### COLLECTED MATERIAL
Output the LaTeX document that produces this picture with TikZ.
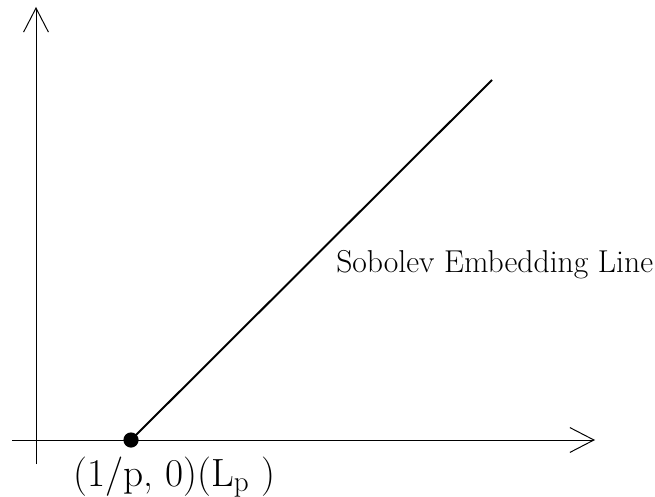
\documentclass[tikz,border=0pt]{standalone}
\usetikzlibrary{arrows.meta, positioning}
\begin{document}
\begin{tikzpicture}[x=0.025cm, y=-0.025cm,
    axis/.style={line width=0.7pt, -{Straight Barb[length=0.6cm, width=0.62cm]}},
    embline/.style={line width=1.4pt},
    dot/.style={circle, fill=black, inner sep=0pt, minimum size=0.38cm},
    lbl/.style={font=\fontsize{22.5}{26}\selectfont, inner sep=0pt},
    ptlbl/.style={font=\fontsize{28}{32}\selectfont, inner sep=0pt}]
  \useasboundingbox (0,0) rectangle (655,497);
  % axes
  \coordinate (xs) at (12,440);
  \coordinate (xe) at (595,440);
  \coordinate (ys) at (36,464);
  \coordinate (ye) at (36,7);
  \draw[axis] (xs) -- (xe);
  \draw[axis] (ys) -- (ye);
  % embedding line
  \node[dot] (lp) at (131,440) {};
  \coordinate (top) at (492,80);
  \draw[embline] (lp.center) -- (top);
  \node[lbl, anchor=base west] (emb) at (336,273) {Sobolev Embedding Line};
  % point label
  \node[ptlbl, anchor=base west] (lplbl) at (73,486) {(1/p, 0)(L$_{\mathrm{p}}$ )};
\end{tikzpicture}
\end{document}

### OBJECTIVE
Quote the data exactly, leaving every image out of the copy.

### COMPLETE OUTPUT
Output the LaTeX document that produces this picture with TikZ.
\documentclass[tikz,border=0pt]{standalone}
\usetikzlibrary{arrows.meta, positioning}
\begin{document}
\begin{tikzpicture}[x=0.025cm, y=-0.025cm,
    axis/.style={line width=0.7pt, -{Straight Barb[length=0.6cm, width=0.62cm]}},
    embline/.style={line width=1.4pt},
    dot/.style={circle, fill=black, inner sep=0pt, minimum size=0.38cm},
    lbl/.style={font=\fontsize{22.5}{26}\selectfont, inner sep=0pt},
    ptlbl/.style={font=\fontsize{28}{32}\selectfont, inner sep=0pt}]
  \useasboundingbox (0,0) rectangle (655,497);
  % axes
  \coordinate (xs) at (12,440);
  \coordinate (xe) at (595,440);
  \coordinate (ys) at (36,464);
  \coordinate (ye) at (36,7);
  \draw[axis] (xs) -- (xe);
  \draw[axis] (ys) -- (ye);
  % embedding line
  \node[dot] (lp) at (131,440) {};
  \coordinate (top) at (492,80);
  \draw[embline] (lp.center) -- (top);
  \node[lbl, anchor=base west] (emb) at (336,273) {Sobolev Embedding Line};
  % point label
  \node[ptlbl, anchor=base west] (lplbl) at (73,486) {(1/p, 0)(L$_{\mathrm{p}}$ )};
\end{tikzpicture}
\end{document}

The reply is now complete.